Below are entries; tally how many lines hold the string "matplotlib" and answer with only that figure.

Supplied material.
= = = =
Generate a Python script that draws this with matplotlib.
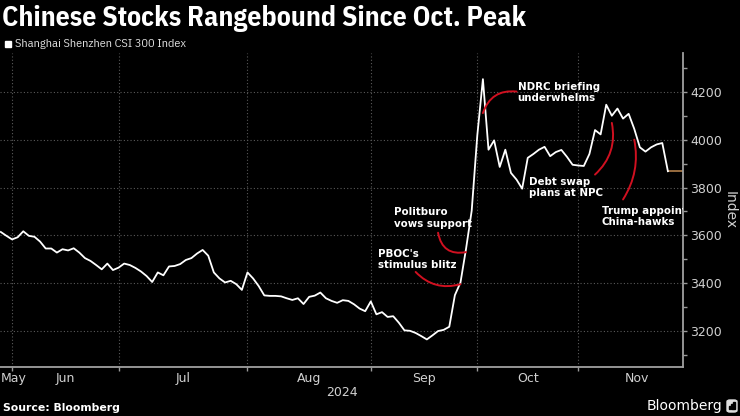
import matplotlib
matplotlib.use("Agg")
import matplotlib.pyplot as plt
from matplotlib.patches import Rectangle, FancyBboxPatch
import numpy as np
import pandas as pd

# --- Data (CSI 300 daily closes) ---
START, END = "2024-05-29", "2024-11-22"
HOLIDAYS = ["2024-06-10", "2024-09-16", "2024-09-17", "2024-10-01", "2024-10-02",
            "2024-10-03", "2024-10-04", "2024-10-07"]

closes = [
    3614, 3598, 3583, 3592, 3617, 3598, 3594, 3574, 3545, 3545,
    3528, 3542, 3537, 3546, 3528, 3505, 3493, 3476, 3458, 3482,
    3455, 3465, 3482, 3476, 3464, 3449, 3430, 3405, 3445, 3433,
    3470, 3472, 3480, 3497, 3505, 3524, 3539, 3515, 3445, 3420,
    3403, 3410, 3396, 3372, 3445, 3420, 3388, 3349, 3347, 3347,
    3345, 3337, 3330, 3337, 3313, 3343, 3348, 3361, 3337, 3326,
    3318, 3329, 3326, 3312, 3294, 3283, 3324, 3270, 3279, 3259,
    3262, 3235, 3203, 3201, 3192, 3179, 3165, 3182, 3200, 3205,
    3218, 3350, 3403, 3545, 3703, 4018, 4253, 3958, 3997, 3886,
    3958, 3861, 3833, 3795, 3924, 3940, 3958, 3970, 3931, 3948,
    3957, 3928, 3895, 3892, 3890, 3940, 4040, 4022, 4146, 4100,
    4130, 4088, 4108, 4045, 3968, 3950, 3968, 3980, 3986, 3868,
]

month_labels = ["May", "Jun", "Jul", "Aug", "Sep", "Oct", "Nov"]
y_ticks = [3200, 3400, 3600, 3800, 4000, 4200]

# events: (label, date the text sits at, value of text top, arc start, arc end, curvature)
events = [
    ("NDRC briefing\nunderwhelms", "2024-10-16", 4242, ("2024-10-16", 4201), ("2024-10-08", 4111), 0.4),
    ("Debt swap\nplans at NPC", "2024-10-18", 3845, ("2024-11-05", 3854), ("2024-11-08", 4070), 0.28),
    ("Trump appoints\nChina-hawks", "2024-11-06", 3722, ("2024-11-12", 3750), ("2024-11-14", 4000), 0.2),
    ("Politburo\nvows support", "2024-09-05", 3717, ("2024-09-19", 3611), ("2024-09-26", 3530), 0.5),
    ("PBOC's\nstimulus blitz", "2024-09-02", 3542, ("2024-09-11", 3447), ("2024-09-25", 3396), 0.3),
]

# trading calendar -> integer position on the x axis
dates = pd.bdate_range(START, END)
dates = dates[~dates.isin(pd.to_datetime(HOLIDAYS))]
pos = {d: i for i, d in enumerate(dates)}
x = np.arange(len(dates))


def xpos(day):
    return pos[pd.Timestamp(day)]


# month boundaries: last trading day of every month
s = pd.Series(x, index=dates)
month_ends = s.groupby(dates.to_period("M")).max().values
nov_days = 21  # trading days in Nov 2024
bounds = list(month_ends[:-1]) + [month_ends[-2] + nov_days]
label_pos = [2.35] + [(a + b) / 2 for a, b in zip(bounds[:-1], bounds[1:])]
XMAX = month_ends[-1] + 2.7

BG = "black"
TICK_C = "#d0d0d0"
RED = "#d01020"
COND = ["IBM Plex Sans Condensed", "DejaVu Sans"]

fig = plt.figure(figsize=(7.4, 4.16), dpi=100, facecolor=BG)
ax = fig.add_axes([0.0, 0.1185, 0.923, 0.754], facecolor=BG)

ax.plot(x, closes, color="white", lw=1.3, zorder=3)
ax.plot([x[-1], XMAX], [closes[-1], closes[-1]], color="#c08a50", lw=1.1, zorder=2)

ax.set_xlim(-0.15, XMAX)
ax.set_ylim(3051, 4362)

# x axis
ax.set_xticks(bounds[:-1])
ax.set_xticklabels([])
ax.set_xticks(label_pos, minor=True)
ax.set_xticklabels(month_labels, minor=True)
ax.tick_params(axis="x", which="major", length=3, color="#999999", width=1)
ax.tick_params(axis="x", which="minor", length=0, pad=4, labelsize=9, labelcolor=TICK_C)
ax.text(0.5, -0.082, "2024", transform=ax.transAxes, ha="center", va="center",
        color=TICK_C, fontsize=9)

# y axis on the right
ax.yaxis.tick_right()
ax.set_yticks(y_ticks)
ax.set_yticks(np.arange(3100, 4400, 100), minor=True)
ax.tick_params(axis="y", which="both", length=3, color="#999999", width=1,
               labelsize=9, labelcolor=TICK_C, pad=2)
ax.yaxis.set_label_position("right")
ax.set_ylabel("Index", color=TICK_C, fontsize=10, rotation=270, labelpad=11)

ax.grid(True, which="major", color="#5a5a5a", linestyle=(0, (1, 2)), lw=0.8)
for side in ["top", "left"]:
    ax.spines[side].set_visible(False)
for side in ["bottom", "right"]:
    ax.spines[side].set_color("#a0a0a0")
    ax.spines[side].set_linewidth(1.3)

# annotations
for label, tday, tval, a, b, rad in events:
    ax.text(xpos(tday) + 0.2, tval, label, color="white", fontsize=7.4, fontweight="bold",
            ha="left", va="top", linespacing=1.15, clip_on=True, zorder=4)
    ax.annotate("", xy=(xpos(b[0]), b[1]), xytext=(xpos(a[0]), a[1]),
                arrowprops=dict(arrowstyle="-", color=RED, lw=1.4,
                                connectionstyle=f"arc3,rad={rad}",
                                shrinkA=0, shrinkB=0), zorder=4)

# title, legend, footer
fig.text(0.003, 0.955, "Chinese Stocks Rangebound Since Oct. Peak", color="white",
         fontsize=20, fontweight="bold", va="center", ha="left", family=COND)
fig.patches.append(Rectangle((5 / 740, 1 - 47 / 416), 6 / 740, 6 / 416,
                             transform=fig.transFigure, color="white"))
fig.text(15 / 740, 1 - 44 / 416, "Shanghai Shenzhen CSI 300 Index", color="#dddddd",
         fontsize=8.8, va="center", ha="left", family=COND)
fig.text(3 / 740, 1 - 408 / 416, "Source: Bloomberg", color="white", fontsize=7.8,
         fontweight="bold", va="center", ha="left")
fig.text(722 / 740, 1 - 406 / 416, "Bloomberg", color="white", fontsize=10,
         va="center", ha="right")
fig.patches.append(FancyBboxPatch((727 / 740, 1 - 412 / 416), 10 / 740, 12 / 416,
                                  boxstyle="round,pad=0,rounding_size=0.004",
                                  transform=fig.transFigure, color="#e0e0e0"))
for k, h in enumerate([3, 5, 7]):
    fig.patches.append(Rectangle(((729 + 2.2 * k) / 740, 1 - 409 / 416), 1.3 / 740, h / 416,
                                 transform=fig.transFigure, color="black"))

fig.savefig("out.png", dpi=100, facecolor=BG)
= = = =
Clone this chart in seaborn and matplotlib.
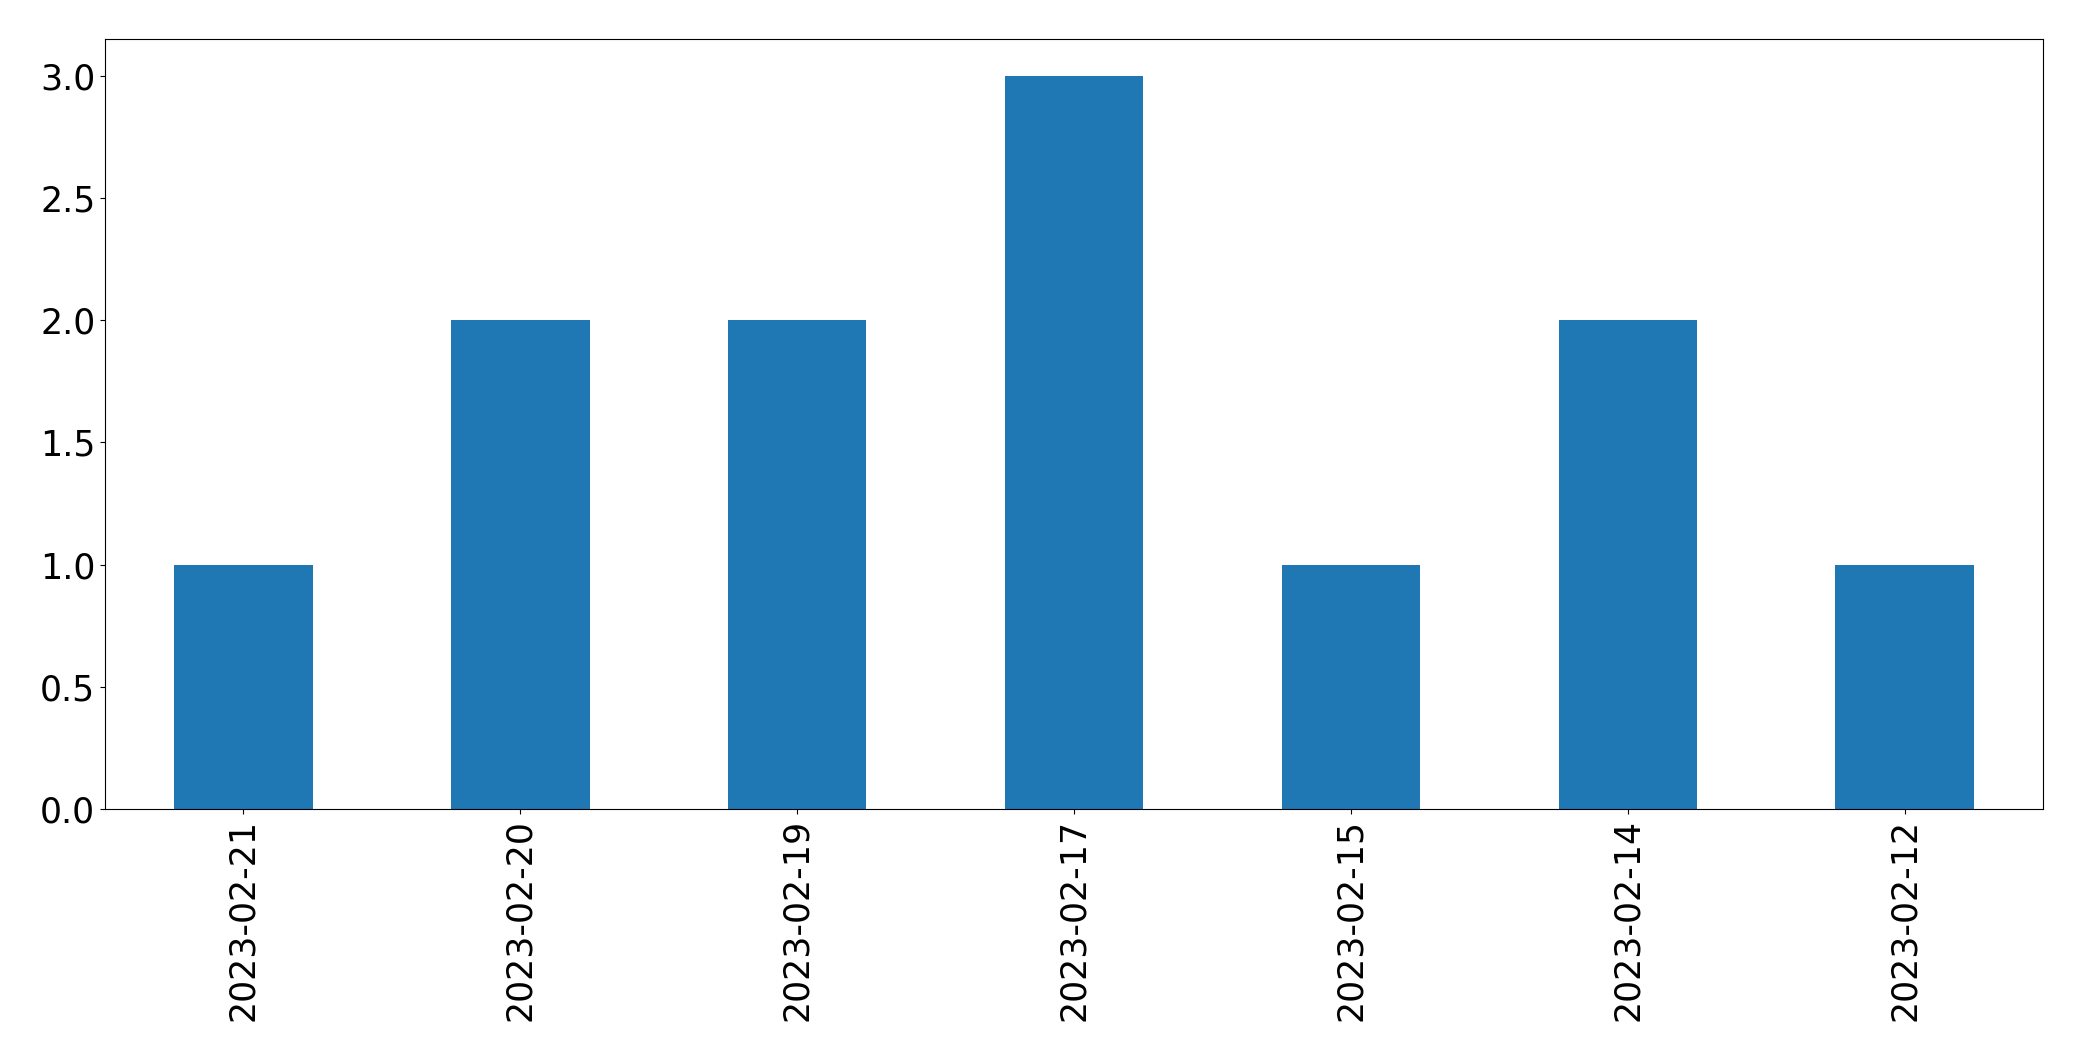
= = = =
Response to this exercise. 6